42; Дэвлет, 1965, с. 130 —131]. Конкретный анализ изображений, однако,
опровергает этот в корне неверный, ничем не обоснованный взгляд. Рисунки на
камнях и скалах — типичные произведения хакасского народного искусства, и
создавались они в рамках многовековой традиции, преемственно связанной с
искусством средневековья. Благодаря им удалось выявить существование в новой
отрасли хакасского народного творчества двух технических приемов, для каждого
из которых была характерна своя устойчивая иконография образов.

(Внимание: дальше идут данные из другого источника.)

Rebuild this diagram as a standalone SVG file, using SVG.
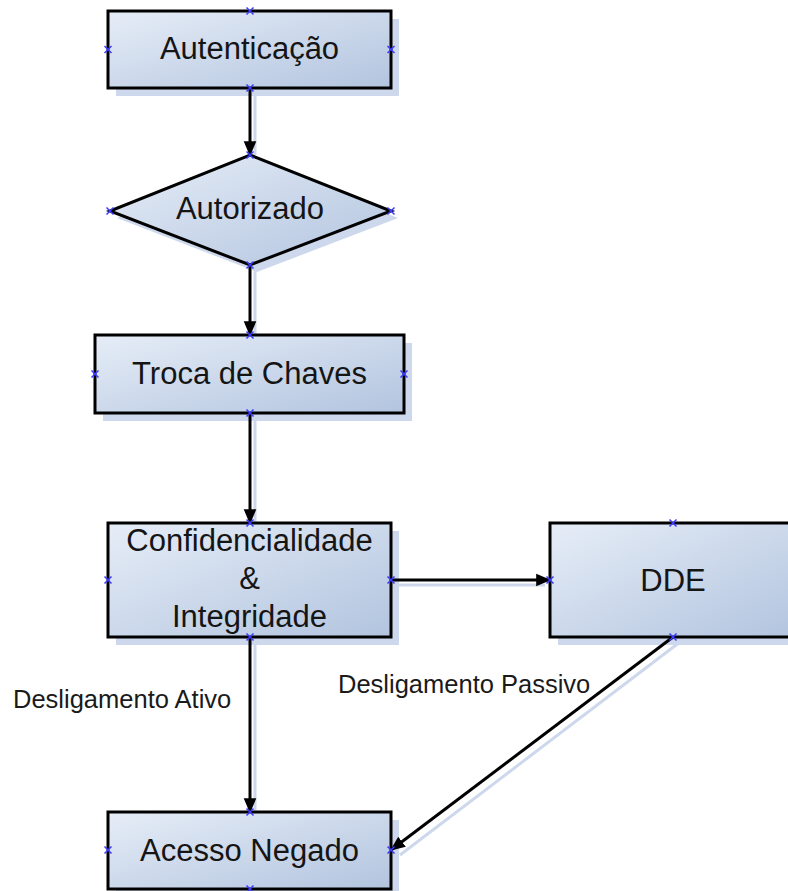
<svg xmlns="http://www.w3.org/2000/svg" width="788" height="891" viewBox="0 0 788 891">
<defs>
<linearGradient id="fill" x1="0" y1="0" x2="1" y2="1">
<stop offset="0" stop-color="#e6edf7"/>
<stop offset="1" stop-color="#b2c4df"/>
</linearGradient>
<marker id="arr" markerWidth="5" markerHeight="5" refX="4.6" refY="2.5" orient="auto" markerUnits="strokeWidth">
<path d="M0,0.4 L5,2.5 L0,4.6 Z" fill="#000"/>
</marker>
<path id="x" d="M-3.5,-3.5 L3.5,3.5 M-3.5,3.5 L3.5,-3.5"/>
</defs>
<style>
.shape{fill:url(#fill);stroke:#000;stroke-width:3}
.shadow{fill:#cdd8ec;stroke:none}
.t{font-family:"Liberation Sans",Arial,sans-serif;font-size:31px;fill:#151515;text-anchor:middle}
.lbl{font-family:"Liberation Sans",Arial,sans-serif;font-size:25.5px;fill:#1a1a1a}
.c{stroke:#000;stroke-width:3;fill:none;marker-end:url(#arr)}
.cs{stroke:#cdd8ec;stroke-width:3;fill:none}
.pt{stroke:#3c3cff;stroke-width:1.5;fill:none}
</style>
<g id="connectors-shadow">
<line class="cs" x1="255" y1="93" x2="255" y2="155"/>
<line class="cs" x1="255" y1="270" x2="255" y2="335"/>
<line class="cs" x1="255" y1="418" x2="255" y2="523"/>
<line class="cs" x1="396" y1="585" x2="545" y2="585"/>
<line class="cs" x1="255" y1="642" x2="255" y2="812"/>
<line class="cs" x1="680" y1="642" x2="400" y2="855"/>
</g>
<g id="n1">
<rect class="shadow" x="116" y="19" width="283" height="77"/>
<rect class="shape" x="108" y="11" width="283" height="77"/>
<text class="t" x="249.5" y="59">Autenticação</text>
</g>
<g id="n2">
<polygon class="shadow" points="257,162 398,218 257,272 117,218"/>
<polygon class="shape" points="250,155 391,211 250,265 110,211"/>
<text class="t" x="250" y="219">Autorizado</text>
</g>
<g id="n3">
<rect class="shadow" x="103" y="343" width="309" height="78"/>
<rect class="shape" x="95" y="335" width="309" height="78"/>
<text class="t" x="249.5" y="384">Troca de Chaves</text>
</g>
<g id="n4">
<rect class="shadow" x="116" y="531" width="283" height="114"/>
<rect class="shape" x="108" y="523" width="283" height="114"/>
<text class="t" x="249.5" y="551">Confidencialidade</text>
<text class="t" x="249.5" y="589">&amp;</text>
<text class="t" x="249.5" y="627">Integridade</text>
</g>
<g id="n5">
<rect class="shadow" x="558" y="531" width="246" height="114"/>
<rect class="shape" x="550" y="523" width="246" height="114"/>
<text class="t" x="673" y="591">DDE</text>
</g>
<g id="n6">
<rect class="shadow" x="116" y="820" width="283" height="77"/>
<rect class="shape" x="108" y="812" width="283" height="77"/>
<text class="t" x="249.5" y="861">Acesso Negado</text>
</g>
<g id="connectors">
<line class="c" x1="250" y1="88" x2="250" y2="155"/>
<line class="c" x1="250" y1="265" x2="250" y2="335"/>
<line class="c" x1="250" y1="413" x2="250" y2="523"/>
<line class="c" x1="391" y1="580" x2="550" y2="580"/>
<line class="c" x1="250" y1="637" x2="250" y2="812"/>
<line class="c" x1="673" y1="637" x2="391" y2="850"/>
</g>
<g id="labels">
<text class="lbl" x="13" y="708">Desligamento Ativo</text>
<text class="lbl" x="338" y="693">Desligamento Passivo</text>
</g>
<g id="points">
<use href="#x" class="pt" x="250" y="11"/><use href="#x" class="pt" x="108" y="49.5"/><use href="#x" class="pt" x="391" y="49.5"/><use href="#x" class="pt" x="250" y="88"/>
<use href="#x" class="pt" x="250" y="155"/><use href="#x" class="pt" x="110" y="211"/><use href="#x" class="pt" x="391" y="211"/><use href="#x" class="pt" x="250" y="265"/>
<use href="#x" class="pt" x="250" y="335"/><use href="#x" class="pt" x="95" y="374"/><use href="#x" class="pt" x="404" y="374"/><use href="#x" class="pt" x="250" y="413"/>
<use href="#x" class="pt" x="250" y="523"/><use href="#x" class="pt" x="108" y="580"/><use href="#x" class="pt" x="391" y="580"/><use href="#x" class="pt" x="250" y="637"/>
<use href="#x" class="pt" x="673" y="523"/><use href="#x" class="pt" x="550" y="580"/><use href="#x" class="pt" x="673" y="637"/>
<use href="#x" class="pt" x="250" y="812"/><use href="#x" class="pt" x="108" y="850"/><use href="#x" class="pt" x="391" y="850"/><use href="#x" class="pt" x="250" y="889"/>
</g>
</svg>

Первый из них охватывал все
рисунки, исполненные краской, второй — выбитые и резные изображения.
Традиция выбивания или
вырезания рисунков на камнях и скалах была, как выясняется, распространена и у
соседних народов Сибири — алтайцев, якутов, бурят и эвенков. Тувинцы рисовали
на скалах и красками. Сюжеты и стиль их изображений во многом близки хакасскому
искусству. Следовательно, наскальные рисунки нового времени следует
рассматривать как явление, характерное для некоторых аборигенных народов
Сибири и продолжающее традиции предшествующих исторических эпох. Данная работа
— лишь первый шаг на пути к их более глубокому и широкому изучению. Очевидно,
что необходимо развернуть сборы этого нового вида источников творчества
народов Сибири. Следует воссоздать цельную картину динамики исторического развития
народного искусства аборигенов Сибири от раннего средневековья до
современности.
Огромные прогрессивные
изменения, происшедшие за годы Советской власти, особенно в послевоенный
период, когда в нашей многонациональной стране создано развитое
социалистическое общество, полностью преобразили культуру и быт хакасского
народа. Старая национальная культура давно ушла в прошлое. Немногочисленный
хакасский народ из тьмы невежества поднялся к вершинам общечеловеческой
культуры. В одном строю со всеми народами своей Советской Родины он созидает
единую социалистическую культуру. У хакасов появились одаренные и высококвалифицированные
творческие работники в различных отраслях культуры и искусства. Талантливые
художники и скульпторы Хакасии
плодотворно работают во всех жанрах изобразительного искусства. Теперь не надо
рисовать на скалах и каменных плитках. И если еще встречаются любители выбить
на скале (иногда поверх бесценных сохранившихся до нашего времени древних
изображений) свои фамилии или какие-то рисунки, то, как известно, такая
страсть в наше время является свидетельством не культуры того или иного
человека, а его бескультурья. Между прочим, неграмотные хакасские художники
XVII—XIX вв., используя камень — этот тяжелый и малоудобный для плоскостного
изобразительного искусства материал,— никогда не наносили свои рисунки поверх
древних, оставленных их далекими предками. Они всегда выбирали для этого
свободные скальные плоскости или упавшие, отколовшиеся от утесов гладкие
плитки.
Принятый в нашей стране
«Закон об охране памятников истории и культуры» и статья 68 новой Конституции
СССР берут под надежную охрану памятники истории и прошлой культуры советских
народов и среди них — вновь открытые и еще мало изученные рисунки хакасов
XVII—XIX вв.— новый и бесценный источник для изучения многих сторон жизни,
быта и духовной культуры наших предшественников.